Yeah finances are probably the biggest hurdle stopping people from getting married young. I dislike the idea of getting a nikah done but then both still living in their family homes. There is zero responsibility to provide on the male’s part while he has access to intimacy. I think middle eastern’s cracked the code because so many of them where I live got married during uni and lived in a small one bedroom apartment together. Which Mashallah is very smart because you get support from bursaries/scholarships/loans, your part time job and maybe even your parents.
Agreed young women get the end of the stick but at least in the Somali community there is less stigma on being a divorcée.
Also, the sad reality is that this push for
really young marriages in the West can cause issues like men treating the marriage as some sort of halal girlfriend situation rather than a fully fledged marriage that comes with responsibilities.
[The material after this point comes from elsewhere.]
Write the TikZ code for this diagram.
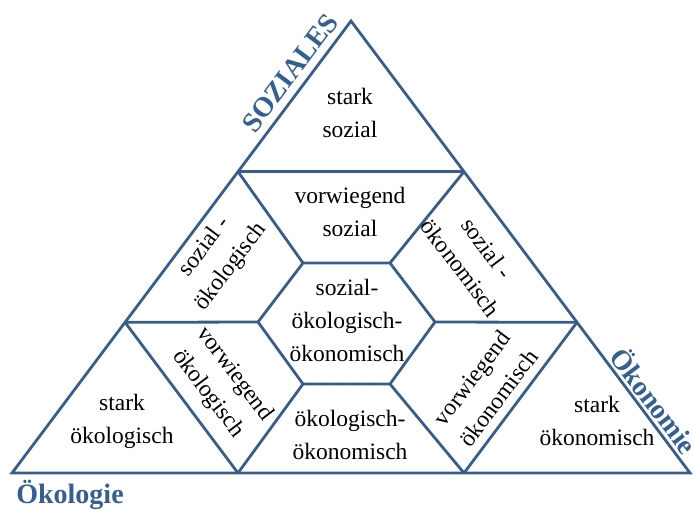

The amount of stories i've come across in which the wife is practically in a marriage where the husband provides nothing whilst he gets access to her and she's still stuck at home under her father's roof is staggering. That is practically misyr marriage.
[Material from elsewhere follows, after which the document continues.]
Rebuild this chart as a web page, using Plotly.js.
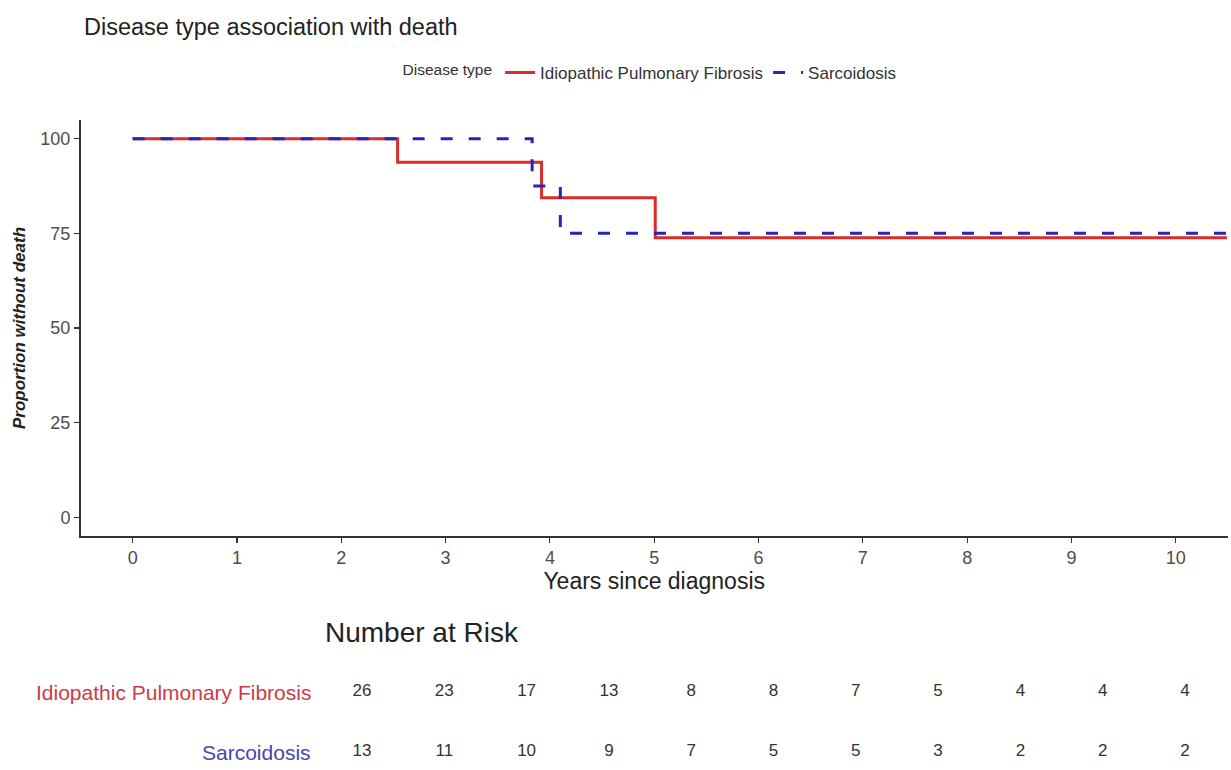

Men and women can still get married young. 22 is young. At that point you've finished uni and you can secure a graduate job. If your other half is willing to live with your parents for a while as well, you can both work, save up and maybe put a deposit using a halal mortgage. I just find the concept of a jobless teenager with no income whatsoever, getting married rather insane. The man should at least have a job, be at least financially literate and on his way to going up the professional ladder. I think anything else results in exploitation 9/10 times and its the women and children that get the brunt of it.